Na quarta (15), Ribeiro participou de reunião com o ministro Paulo Guedes (Economia) e parlamentares sobre a renovação do Fundeb, mecanismo de financiamento da educação básica.
Integrantes do MEC dizem, nos bastidores, esperar alterações na equipe sob sua gestão. O secretário-executivo da pasta, Antonio Vogel, já anunciou que deixa o cargo que ocupa desde abril de 2019, quando Weintraub assumiu o MEC.
O governo tenta dar um caráter técnico à escolha de Ribeiro para o MEC e também dar acenos a grupos de apoio, como os evangélicos. Dessa forma, ele não vai mexer em posições de influência da ala ideológica do governo e também daquelas oriundas de negociações políticas.
Dessa forma, a presidência do FNDE (Fundo Nacional de Desenvolvimento da Educação) permanece sob comando do centrão, bloco que Bolsonaro se aproximou. A secretaria de Alfabetização também continua com Carlos Nadalim, aluno do escritor Olavo de Carvalho, guru do bolsonarismo.
Como experiência acadêmica, Ribeiro foi vice-reitor da Universidade Presbiteriana Mackenzie, entre 2000 e 2003. No mesmo período, foi diretor da área de especializações da instituição.
Ele ainda fez parte do conselho do Instituto Presbiteriano Mackenzie, órgão mantenedor da universidade, em dois períodos: entre 1994 e 2000 e a partir de 2015 –o Mackenzie informou que ele renunciaria ao cargo com a posse no MEC.
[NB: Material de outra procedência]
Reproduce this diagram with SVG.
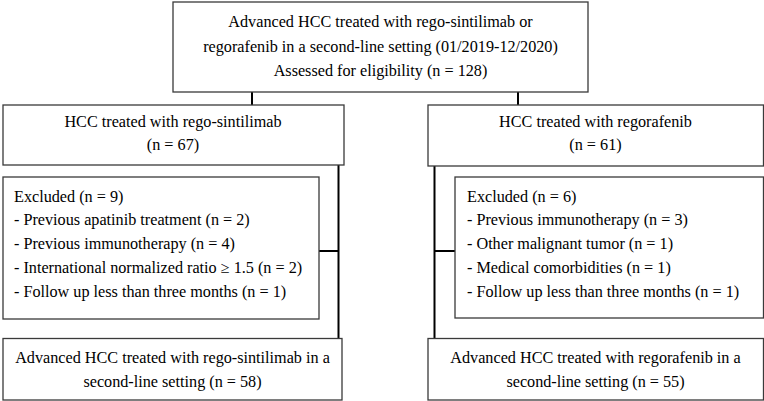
<svg xmlns="http://www.w3.org/2000/svg" width="764" height="401" viewBox="0 0 764 401">
<style>
.box{fill:#fff;stroke:#3a3a3a;stroke-width:1.3}
.t{font-family:"Liberation Serif","Times New Roman",serif;font-size:16.2px;fill:#000}
.c{text-anchor:middle}
.ln{stroke:#000;stroke-width:2;fill:none}
</style>
<rect width="764" height="401" fill="#fff"/>
<g id="connectors">
<path class="ln" d="M252 92V105M518 92V105"/>
<path class="ln" d="M338.5 165V338M319 251H338.5"/>
<path class="ln" d="M434.5 166V338M434.5 251H455"/>
</g>
<g id="top">
<rect class="box" x="173" y="2" width="415" height="90"/>
<text class="t c" x="380.5" y="27">Advanced HCC treated with rego-sintilimab or</text>
<text class="t c" x="380.5" y="52">regorafenib in a second-line setting (01/2019-12/2020)</text>
<text class="t c" x="380.5" y="76">Assessed for eligibility (n = 128)</text>
</g>
<g id="left">
<rect class="box" x="3" y="105" width="341" height="60"/>
<text class="t c" x="173" y="127">HCC treated with rego-sintilimab</text>
<text class="t c" x="173" y="150">(n = 67)</text>
</g>
<g id="right">
<rect class="box" x="428" y="105" width="335.5" height="61"/>
<text class="t c" x="595.5" y="127">HCC treated with regorafenib</text>
<text class="t c" x="595.5" y="150">(n = 61)</text>
</g>
<g id="excl-left">
<rect class="box" x="3" y="177" width="316" height="142"/>
<text class="t" x="14" y="201.5">Excluded (n = 9)</text>
<text class="t" x="14" y="225">- Previous apatinib treatment (n = 2)</text>
<text class="t" x="14" y="249">- Previous immunotherapy (n = 4)</text>
<text class="t" x="14" y="273">- International normalized ratio ≥ 1.5 (n = 2)</text>
<text class="t" x="14" y="297">- Follow up less than three months (n = 1)</text>
</g>
<g id="excl-right">
<rect class="box" x="455" y="177" width="308.5" height="141"/>
<text class="t" x="467" y="201.5">Excluded (n = 6)</text>
<text class="t" x="467" y="225">- Previous immunotherapy (n = 3)</text>
<text class="t" x="467" y="249">- Other malignant tumor (n = 1)</text>
<text class="t" x="467" y="273">- Medical comorbidities (n = 1)</text>
<text class="t" x="467" y="297">- Follow up less than three months (n = 1)</text>
</g>
<g id="final-left">
<rect class="box" x="3" y="338.5" width="339" height="61.5"/>
<text class="t c" x="172.5" y="363">Advanced HCC treated with rego-sintilimab in a</text>
<text class="t c" x="172.5" y="387">second-line setting (n = 58)</text>
</g>
<g id="final-right">
<rect class="box" x="428" y="338.5" width="335.5" height="61.5"/>
<text class="t c" x="595.5" y="363">Advanced HCC treated with regorafenib in a</text>
<text class="t c" x="595.5" y="387">second-line setting (n = 55)</text>
</g>
</svg>
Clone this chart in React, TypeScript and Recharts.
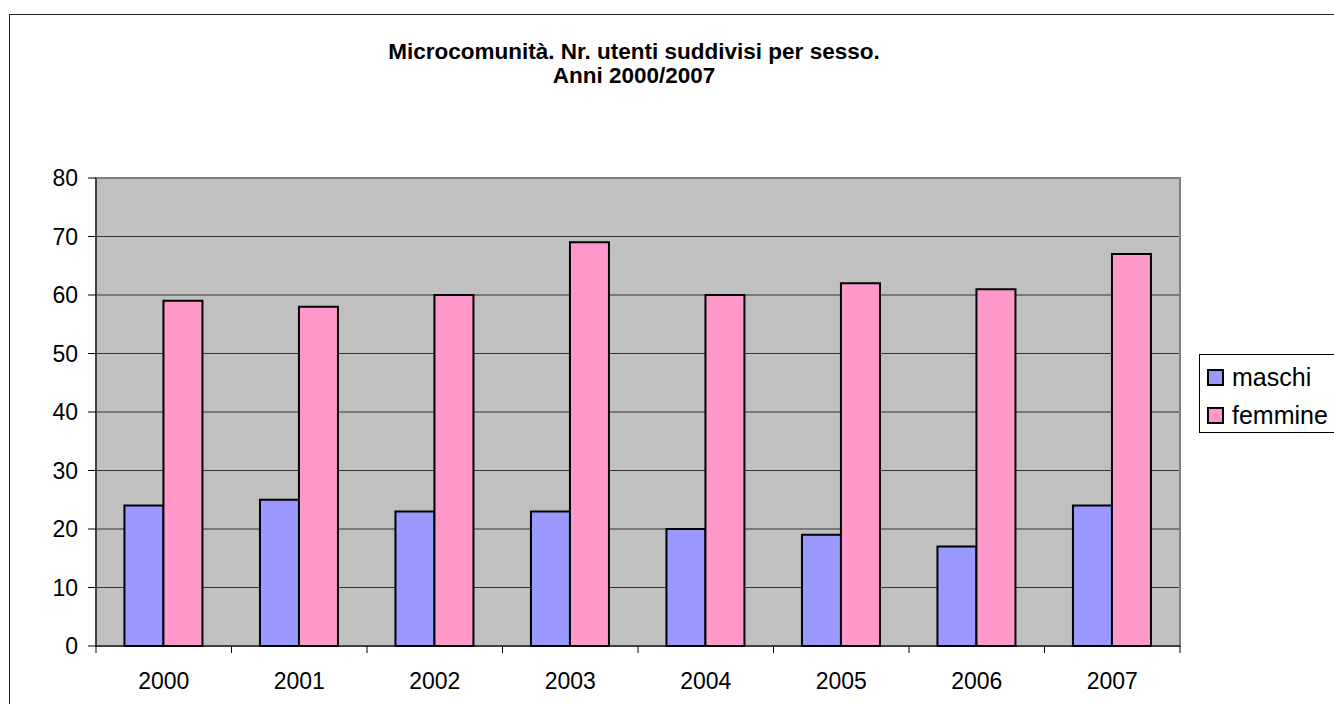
import React from "react";
import { BarChart, Bar, XAxis, YAxis, CartesianGrid, Legend, ReferenceArea } from "recharts";

const years = ["2000", "2001", "2002", "2003", "2004", "2005", "2006", "2007"];
const maschi = [24, 25, 23, 23, 20, 19, 17, 24];
const femmine = [59, 58, 60, 69, 60, 62, 61, 67];
const yTicks = [0, 10, 20, 30, 40, 50, 60, 70, 80];
const seriesOrder = ["maschi", "femmine"];

const rows = years.map((y, i) => ({ year: y, maschi: maschi[i], femmine: femmine[i] }));

const FONT = "Arial, 'Liberation Sans', sans-serif";

// Excel style: tick marks sit between the categories, label in the middle
function XTick(props: any) {
  const { x, y, payload, index } = props;
  const half = payload.offset || 0;
  const last = index === years.length - 1;
  return (
    <g>
      <line x1={x - half} x2={x - half} y1={y - 7} y2={y} stroke="#000" strokeWidth={1} />
      {last && <line x1={x + half} x2={x + half} y1={y - 7} y2={y} stroke="#000" strokeWidth={1} />}
      <text x={x} y={y + 36} textAnchor="middle" fontSize={23} fontFamily={FONT} fill="#000">
        {payload.value}
      </text>
    </g>
  );
}

function LegendBox(props: any) {
  const items = [...(props.payload || [])].sort(
    (a: any, b: any) => seriesOrder.indexOf(a.value) - seriesOrder.indexOf(b.value)
  );
  return (
    <div style={{ border: "1px solid #000", background: "#fff", width: 150, height: 79, padding: "3px 0 0 7px", boxSizing: "border-box", fontFamily: FONT }}>
      {items.map((it: any) => (
        <div key={it.value} style={{ display: "flex", alignItems: "center", height: 38, fontSize: 25, color: "#000" }}>
          <span style={{ display: "inline-block", width: 13, height: 13, border: "2px solid #000", background: it.color, marginRight: 8 }} />
          {it.value}
        </div>
      ))}
    </div>
  );
}

export default function App() {
  return (
    <div style={{ position: "absolute", left: 0, top: 0, width: 1334, height: 704, overflow: "hidden", background: "#fff", fontFamily: FONT }}>
      <div style={{ position: "absolute", left: 9, top: 14, width: 1400, height: 800, border: "1px solid #222" }} />
      <div style={{ position: "absolute", left: 0, top: 40, width: 1268, textAlign: "center", fontWeight: "bold", fontSize: 22.5, lineHeight: "24px", color: "#000" }}>
        Microcomunità. Nr. utenti suddivisi per sesso.
        <br />
        Anni 2000/2007
      </div>
      <div style={{ position: "absolute", left: 0, top: 0 }}>
        <BarChart width={1334} height={704} data={rows} margin={{ top: 178, right: 154, bottom: 0, left: 0 }} barCategoryGap="21%" barGap={0}>
          <CartesianGrid vertical={false} stroke="#333" fill="#c0c0c0" fillOpacity={1} />
          <ReferenceArea y1={0} y2={80} fill="none" stroke="#808080" strokeWidth={2} />
          <XAxis
            dataKey="year"
            height={58}
            interval={0}
            tickSize={7}
            tickMargin={0}
            tickLine={false}
            tick={<XTick />}
            axisLine={{ stroke: "#000", strokeWidth: 1 }}
          />
          <YAxis
            width={96}
            domain={[0, 80]}
            ticks={yTicks}
            interval={0}
            tickSize={8}
            tickMargin={10}
            tick={{ fontSize: 23, fontFamily: FONT, fill: "#000" }}
            tickLine={{ stroke: "#000" }}
            axisLine={{ stroke: "#000", strokeWidth: 1 }}
          />
          <Legend layout="horizontal" align="center" verticalAlign="middle" content={<LegendBox />} wrapperStyle={{ left: 1199, top: 354, width: 150 }} />
          <Bar dataKey="maschi" name="maschi" fill="#9999ff" stroke="#000" strokeWidth={2} isAnimationActive={false} />
          <Bar dataKey="femmine" name="femmine" fill="#ff99cc" stroke="#000" strokeWidth={2} isAnimationActive={false} />
        </BarChart>
      </div>
    </div>
  );
}
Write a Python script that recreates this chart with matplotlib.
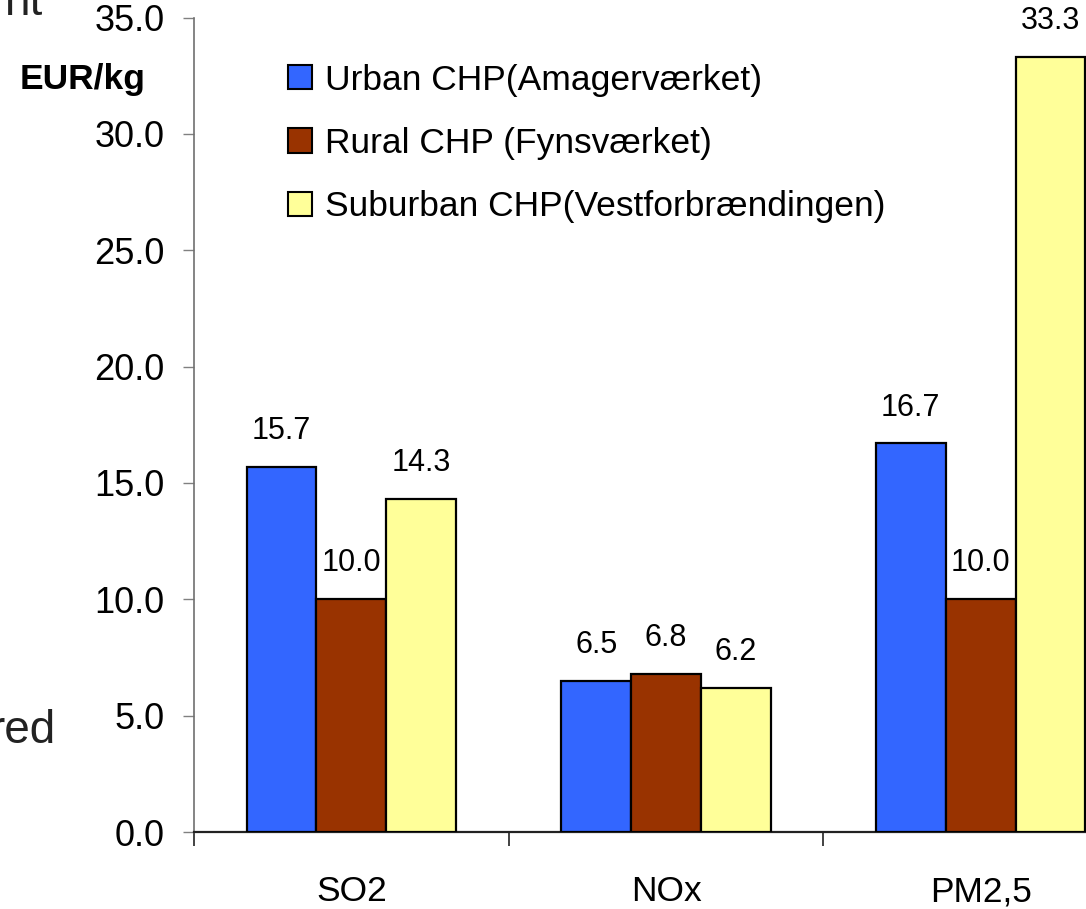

Sua atuação acadêmica mantém ligação mais ligada à religião do que a políticas de educação pública. No mestrado, no Mackenzie, pesquisou liberdade religiosa. Em seudoutorado, finalizado em 2006, dedicou-se a examinar o calvinismo no Brasil e a relação com a educação. Também aparecem no currículo duas especializações sobre o Velho Testamento.
A única disciplina que ele teria lecionado, também no Mackenzie, foi ética e disciplina, em 2001.
Desde maio de 2019, ele e membro da Comissao de Etica da Presidencia da Republica. Sua chegada ao governo se deve ao patrocínio dos ministro Jorge Oliveira (Secretaria-Geral) e André Mendonça (Justiça), também pastor presbiteriano.
O novo ministro chega ao MEC em um cenário crítico. A pandemia de Covid-19 levou ao fechamento de escolas, exige esforços para manter o ensino e acarretará em queda de recursos.
A pasta, no entanto, não liderou o enfrentamento à pandemia na educação básica e tem se mostrado ausente na manutenção de aulas remotas e na definição de protocolos de retorno às aulas. Também não criou linha de financiamento para mitigar os efeitos da pandemia, fato considerado mais grave.
O MEC sofre ainda com a ineficiência na execução de recursos. O jornal Folha de S.Paulo mostrou no mês passado que a maior parte dos gastos feitos pelo MEC neste ano são de empenhos de 2019 mas não realizados de fato.
O novo ministro terá que fazer um esforço para construir pontes com o Congresso, que analisa na próxima semana a renovação do Fundeb. Também será necessário melhorar o diálogo com os secretários de Educação e com as universidades–cuja relação foi desgastada por Weintraub.